Everything from the first line of the data below through the line that contains "import pandas as pd" should be written out exactly, please, and nothing more; the pictures stay out.

════

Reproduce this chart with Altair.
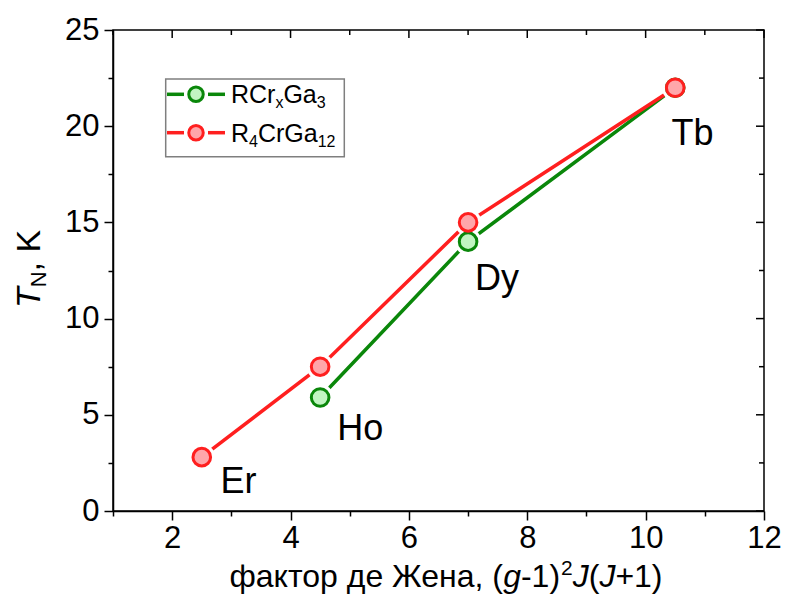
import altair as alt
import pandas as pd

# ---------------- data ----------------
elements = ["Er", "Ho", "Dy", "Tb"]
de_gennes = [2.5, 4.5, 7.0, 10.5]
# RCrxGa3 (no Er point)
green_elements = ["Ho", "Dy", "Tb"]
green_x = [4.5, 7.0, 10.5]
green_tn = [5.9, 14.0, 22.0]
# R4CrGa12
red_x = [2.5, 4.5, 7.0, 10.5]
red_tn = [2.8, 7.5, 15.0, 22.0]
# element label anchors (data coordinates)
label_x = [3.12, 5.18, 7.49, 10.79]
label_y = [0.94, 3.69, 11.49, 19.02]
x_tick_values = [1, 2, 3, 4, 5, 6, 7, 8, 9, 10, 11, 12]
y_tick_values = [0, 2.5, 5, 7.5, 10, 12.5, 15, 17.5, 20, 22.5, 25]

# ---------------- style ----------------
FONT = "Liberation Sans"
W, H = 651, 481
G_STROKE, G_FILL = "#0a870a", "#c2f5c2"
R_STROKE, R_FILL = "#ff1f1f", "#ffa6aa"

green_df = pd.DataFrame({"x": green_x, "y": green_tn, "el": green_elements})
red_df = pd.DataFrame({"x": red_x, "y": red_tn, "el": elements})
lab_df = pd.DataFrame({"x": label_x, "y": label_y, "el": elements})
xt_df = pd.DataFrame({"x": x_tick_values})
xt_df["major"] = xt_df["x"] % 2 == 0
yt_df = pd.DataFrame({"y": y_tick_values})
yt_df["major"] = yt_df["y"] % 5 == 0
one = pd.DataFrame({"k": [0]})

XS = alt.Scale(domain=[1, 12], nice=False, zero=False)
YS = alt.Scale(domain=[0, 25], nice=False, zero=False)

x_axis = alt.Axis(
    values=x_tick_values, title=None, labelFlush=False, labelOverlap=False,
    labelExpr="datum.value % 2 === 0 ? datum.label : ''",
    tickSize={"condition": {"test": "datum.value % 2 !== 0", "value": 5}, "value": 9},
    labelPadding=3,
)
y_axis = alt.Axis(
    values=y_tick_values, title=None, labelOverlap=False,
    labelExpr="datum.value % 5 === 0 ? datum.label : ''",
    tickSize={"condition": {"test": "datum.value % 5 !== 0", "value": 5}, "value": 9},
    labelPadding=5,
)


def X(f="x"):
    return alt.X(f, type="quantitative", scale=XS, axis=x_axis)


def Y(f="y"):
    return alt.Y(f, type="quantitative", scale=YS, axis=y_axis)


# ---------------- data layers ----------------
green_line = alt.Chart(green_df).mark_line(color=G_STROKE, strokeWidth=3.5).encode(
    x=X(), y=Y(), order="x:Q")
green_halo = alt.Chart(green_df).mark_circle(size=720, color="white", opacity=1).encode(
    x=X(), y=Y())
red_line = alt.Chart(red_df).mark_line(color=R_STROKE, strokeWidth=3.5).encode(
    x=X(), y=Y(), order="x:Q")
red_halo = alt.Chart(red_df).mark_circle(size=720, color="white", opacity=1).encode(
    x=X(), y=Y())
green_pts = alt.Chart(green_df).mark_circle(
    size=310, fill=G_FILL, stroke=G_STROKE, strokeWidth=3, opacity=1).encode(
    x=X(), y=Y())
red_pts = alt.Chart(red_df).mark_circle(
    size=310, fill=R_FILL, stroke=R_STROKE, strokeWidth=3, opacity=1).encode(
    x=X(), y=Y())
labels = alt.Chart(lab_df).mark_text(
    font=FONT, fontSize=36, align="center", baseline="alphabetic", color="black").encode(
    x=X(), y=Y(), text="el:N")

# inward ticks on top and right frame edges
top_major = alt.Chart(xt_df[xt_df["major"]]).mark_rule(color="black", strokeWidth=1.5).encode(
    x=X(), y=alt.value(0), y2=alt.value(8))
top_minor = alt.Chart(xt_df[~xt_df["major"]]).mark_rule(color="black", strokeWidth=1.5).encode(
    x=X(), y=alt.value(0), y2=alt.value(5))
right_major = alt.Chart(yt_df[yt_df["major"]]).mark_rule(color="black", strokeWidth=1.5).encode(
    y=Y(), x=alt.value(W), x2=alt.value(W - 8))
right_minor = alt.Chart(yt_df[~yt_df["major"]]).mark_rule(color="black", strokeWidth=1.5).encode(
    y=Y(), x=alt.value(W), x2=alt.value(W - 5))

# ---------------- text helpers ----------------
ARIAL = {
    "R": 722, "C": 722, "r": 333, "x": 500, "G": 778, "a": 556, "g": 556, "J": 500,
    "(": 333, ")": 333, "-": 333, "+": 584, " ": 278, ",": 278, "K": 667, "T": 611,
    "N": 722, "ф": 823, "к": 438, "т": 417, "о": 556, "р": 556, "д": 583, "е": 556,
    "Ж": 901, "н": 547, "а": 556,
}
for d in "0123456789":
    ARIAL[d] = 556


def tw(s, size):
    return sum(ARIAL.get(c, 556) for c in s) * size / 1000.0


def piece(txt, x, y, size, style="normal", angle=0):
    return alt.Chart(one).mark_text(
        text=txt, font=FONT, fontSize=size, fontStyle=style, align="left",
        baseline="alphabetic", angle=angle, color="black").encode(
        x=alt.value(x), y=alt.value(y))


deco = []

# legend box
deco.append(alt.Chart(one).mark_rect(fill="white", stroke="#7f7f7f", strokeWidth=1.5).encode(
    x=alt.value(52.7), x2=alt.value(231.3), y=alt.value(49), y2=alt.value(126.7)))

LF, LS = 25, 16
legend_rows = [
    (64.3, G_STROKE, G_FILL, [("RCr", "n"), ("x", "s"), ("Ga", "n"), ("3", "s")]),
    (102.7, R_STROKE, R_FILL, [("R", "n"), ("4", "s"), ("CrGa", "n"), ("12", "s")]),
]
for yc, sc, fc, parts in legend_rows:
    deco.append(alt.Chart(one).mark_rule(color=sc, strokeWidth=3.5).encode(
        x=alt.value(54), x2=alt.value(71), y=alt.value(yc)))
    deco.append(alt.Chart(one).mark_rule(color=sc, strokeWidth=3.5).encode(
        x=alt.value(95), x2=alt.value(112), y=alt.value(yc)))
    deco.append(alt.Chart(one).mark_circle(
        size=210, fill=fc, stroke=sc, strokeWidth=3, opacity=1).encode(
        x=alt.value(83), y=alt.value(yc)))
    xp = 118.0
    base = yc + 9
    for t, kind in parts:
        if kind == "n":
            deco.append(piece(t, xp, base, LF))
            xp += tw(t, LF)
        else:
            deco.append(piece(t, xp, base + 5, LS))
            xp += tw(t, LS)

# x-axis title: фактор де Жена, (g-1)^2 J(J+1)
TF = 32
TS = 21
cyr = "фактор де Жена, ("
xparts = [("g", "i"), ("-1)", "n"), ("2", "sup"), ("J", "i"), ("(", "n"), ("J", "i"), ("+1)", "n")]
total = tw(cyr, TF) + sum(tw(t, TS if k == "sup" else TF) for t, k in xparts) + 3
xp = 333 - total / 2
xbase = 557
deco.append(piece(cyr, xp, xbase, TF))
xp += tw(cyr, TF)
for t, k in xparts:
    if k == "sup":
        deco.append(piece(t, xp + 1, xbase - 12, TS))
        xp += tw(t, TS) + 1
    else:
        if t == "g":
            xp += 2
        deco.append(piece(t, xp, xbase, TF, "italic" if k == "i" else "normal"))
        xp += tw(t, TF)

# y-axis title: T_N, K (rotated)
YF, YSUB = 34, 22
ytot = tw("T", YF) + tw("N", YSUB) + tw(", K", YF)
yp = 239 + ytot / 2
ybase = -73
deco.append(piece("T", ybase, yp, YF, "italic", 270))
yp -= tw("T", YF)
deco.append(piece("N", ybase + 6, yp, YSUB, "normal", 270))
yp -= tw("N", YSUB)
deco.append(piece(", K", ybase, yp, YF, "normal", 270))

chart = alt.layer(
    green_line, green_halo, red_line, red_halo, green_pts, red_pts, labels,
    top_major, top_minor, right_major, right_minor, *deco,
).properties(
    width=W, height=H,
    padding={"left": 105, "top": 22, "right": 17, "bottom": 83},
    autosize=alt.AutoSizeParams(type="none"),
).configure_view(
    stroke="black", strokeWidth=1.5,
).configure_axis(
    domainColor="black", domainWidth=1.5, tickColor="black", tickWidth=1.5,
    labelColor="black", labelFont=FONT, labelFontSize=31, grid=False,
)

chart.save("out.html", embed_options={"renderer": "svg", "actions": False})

════

(EXPECTED ANSWER):
Reproduce this chart with Altair.
import altair as alt
import pandas as pd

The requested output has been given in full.